Required task »
Note how many lines hold the string "code" and give that number without any other words.

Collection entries
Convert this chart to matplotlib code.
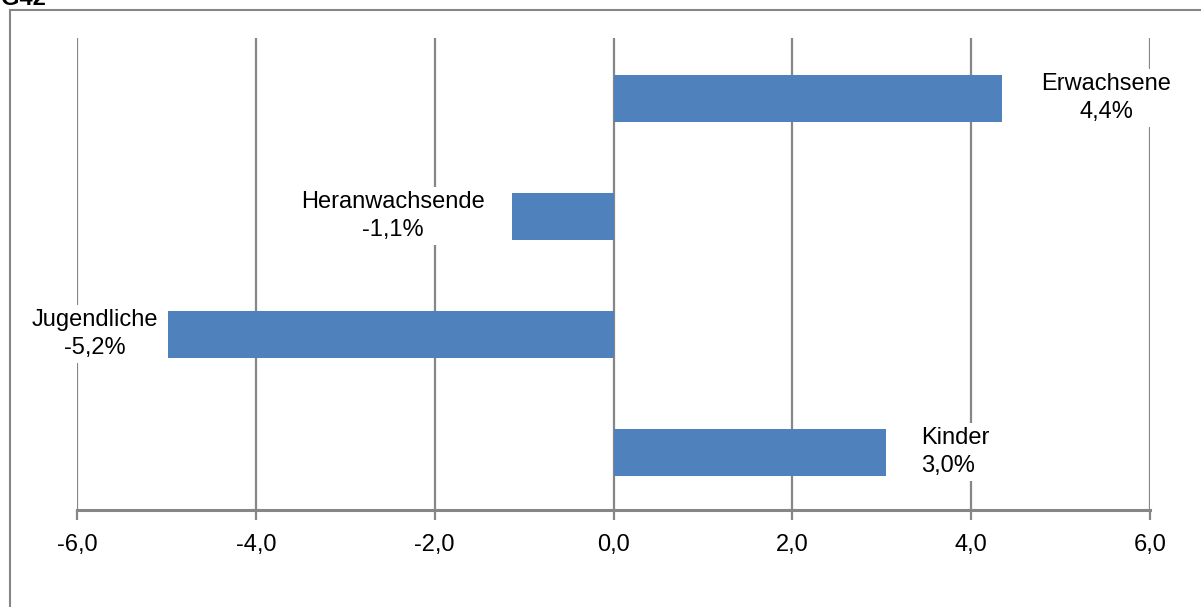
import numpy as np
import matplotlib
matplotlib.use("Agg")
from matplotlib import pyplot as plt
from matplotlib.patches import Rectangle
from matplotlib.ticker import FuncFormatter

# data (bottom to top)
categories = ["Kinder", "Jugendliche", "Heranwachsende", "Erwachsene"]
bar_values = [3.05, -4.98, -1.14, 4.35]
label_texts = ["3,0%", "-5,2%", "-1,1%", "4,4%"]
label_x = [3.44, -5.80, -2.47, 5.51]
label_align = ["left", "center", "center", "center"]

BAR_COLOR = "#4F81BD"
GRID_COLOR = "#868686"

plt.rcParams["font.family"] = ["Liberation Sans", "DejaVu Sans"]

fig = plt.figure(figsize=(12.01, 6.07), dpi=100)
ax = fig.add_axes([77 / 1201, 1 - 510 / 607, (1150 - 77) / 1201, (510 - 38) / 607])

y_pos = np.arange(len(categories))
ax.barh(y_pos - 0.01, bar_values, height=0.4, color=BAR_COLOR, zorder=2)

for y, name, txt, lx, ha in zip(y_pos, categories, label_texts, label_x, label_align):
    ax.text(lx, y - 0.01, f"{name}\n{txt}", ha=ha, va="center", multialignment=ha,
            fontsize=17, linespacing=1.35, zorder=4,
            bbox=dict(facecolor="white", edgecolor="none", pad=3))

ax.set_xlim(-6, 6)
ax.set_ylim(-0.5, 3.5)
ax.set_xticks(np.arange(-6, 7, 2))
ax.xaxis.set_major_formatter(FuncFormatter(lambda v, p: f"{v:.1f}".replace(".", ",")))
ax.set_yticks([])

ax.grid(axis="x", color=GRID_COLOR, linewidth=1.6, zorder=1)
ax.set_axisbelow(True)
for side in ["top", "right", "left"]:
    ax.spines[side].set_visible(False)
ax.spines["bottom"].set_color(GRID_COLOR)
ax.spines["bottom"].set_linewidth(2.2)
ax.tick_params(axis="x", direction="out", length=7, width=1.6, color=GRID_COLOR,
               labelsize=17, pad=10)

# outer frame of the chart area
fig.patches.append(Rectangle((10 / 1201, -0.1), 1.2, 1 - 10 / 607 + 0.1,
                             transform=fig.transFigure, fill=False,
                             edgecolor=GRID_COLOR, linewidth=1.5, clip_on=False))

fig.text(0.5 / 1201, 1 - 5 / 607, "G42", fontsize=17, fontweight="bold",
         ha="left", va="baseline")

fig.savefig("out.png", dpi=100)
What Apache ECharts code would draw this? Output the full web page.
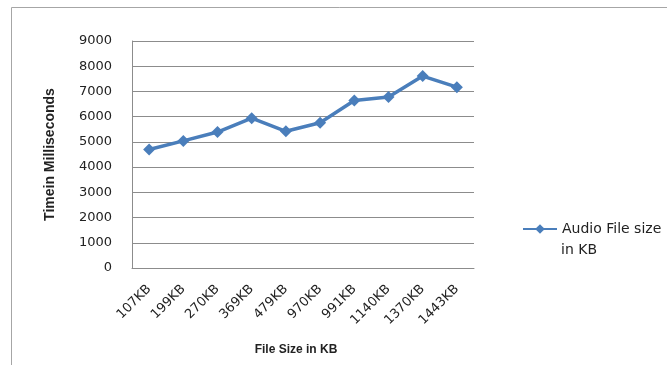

Exercise response »
2